**Requirement**
Return a copy of each line that holds the string "matplotlib".

**Data shown**
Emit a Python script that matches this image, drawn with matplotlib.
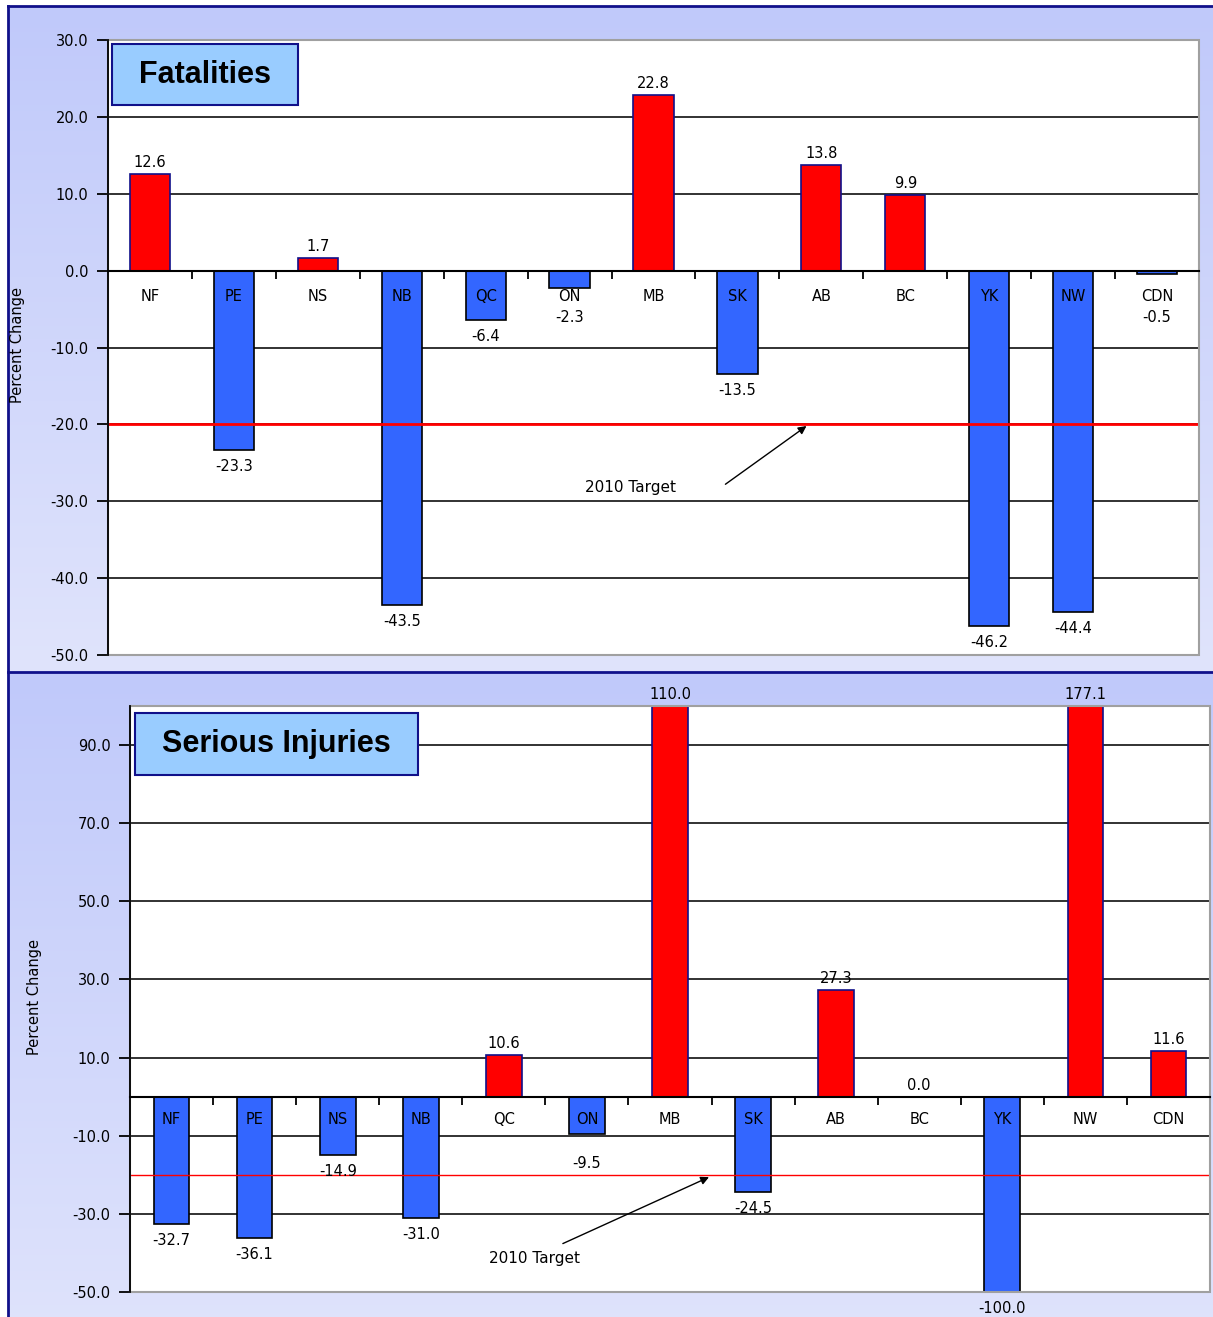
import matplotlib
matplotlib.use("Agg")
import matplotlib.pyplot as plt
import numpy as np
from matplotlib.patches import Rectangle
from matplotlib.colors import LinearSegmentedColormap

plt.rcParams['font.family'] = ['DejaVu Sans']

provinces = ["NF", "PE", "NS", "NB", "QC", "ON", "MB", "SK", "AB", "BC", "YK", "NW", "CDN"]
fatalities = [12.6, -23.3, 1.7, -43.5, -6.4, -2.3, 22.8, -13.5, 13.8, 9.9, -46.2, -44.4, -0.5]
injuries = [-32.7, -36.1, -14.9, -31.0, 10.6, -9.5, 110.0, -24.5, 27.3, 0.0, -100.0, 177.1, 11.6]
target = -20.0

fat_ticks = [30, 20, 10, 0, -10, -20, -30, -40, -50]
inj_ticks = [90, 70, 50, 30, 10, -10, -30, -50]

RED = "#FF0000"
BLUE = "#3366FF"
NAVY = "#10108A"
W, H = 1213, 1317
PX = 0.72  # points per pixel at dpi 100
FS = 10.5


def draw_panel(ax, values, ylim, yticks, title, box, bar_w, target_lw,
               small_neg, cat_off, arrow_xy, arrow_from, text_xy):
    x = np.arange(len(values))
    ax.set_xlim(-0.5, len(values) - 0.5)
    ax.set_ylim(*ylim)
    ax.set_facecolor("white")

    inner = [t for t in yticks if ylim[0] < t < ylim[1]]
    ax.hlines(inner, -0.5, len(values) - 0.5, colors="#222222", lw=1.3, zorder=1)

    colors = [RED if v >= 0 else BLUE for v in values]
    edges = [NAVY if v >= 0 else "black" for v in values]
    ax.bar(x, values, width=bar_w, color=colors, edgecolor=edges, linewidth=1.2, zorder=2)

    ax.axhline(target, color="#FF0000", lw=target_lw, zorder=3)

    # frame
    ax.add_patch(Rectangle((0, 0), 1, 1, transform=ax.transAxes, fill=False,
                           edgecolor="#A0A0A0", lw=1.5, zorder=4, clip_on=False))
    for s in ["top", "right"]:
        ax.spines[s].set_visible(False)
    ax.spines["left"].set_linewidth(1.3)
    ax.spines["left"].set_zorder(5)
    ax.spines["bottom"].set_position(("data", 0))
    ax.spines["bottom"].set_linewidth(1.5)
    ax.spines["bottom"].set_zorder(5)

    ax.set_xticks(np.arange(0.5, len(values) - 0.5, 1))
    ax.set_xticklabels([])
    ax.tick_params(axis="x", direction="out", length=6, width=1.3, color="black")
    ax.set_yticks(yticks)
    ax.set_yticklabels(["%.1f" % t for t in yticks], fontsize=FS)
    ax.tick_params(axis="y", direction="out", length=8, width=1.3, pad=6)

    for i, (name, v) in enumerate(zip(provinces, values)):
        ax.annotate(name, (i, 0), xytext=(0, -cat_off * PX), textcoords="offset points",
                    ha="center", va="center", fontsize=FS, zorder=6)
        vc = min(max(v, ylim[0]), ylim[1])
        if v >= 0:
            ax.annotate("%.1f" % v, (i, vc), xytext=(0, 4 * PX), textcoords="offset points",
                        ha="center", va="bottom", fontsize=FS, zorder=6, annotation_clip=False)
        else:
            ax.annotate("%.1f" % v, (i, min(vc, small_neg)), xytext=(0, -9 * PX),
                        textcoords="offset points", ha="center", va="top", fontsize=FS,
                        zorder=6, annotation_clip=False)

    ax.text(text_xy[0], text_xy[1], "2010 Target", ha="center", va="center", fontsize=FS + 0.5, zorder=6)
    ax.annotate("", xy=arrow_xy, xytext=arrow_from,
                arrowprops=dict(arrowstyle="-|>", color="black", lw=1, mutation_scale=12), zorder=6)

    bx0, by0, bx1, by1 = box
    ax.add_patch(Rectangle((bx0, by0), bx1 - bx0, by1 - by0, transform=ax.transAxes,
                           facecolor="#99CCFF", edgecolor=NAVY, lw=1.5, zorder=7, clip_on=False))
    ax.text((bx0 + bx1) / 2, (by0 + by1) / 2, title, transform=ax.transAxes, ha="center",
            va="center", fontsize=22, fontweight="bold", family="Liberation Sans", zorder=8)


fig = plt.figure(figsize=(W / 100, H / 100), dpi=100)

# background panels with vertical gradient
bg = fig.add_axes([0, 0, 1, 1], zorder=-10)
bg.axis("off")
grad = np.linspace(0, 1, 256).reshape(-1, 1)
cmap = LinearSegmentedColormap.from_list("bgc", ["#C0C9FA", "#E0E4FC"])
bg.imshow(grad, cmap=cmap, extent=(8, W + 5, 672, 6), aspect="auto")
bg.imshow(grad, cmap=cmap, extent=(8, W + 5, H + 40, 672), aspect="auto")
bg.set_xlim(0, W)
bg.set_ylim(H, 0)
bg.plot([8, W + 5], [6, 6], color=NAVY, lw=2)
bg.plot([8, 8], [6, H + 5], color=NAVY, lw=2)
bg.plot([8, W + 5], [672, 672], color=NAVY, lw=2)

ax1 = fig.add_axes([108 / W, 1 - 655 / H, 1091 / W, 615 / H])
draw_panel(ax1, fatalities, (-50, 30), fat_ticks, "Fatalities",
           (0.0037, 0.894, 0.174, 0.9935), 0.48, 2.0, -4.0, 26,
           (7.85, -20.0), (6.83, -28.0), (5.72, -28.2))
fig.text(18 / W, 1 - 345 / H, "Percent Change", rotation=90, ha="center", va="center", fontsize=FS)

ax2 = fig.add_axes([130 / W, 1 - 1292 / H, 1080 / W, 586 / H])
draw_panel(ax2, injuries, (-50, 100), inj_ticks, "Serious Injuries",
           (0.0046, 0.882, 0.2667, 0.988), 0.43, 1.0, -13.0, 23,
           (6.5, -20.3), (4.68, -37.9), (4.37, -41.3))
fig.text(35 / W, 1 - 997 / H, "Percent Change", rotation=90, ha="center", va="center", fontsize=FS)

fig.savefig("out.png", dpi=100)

**Right answer**
Emit a Python script that matches this image, drawn with matplotlib.
import matplotlib
matplotlib.use("Agg")
import matplotlib.pyplot as plt
from matplotlib.patches import Rectangle
from matplotlib.colors import LinearSegmentedColormap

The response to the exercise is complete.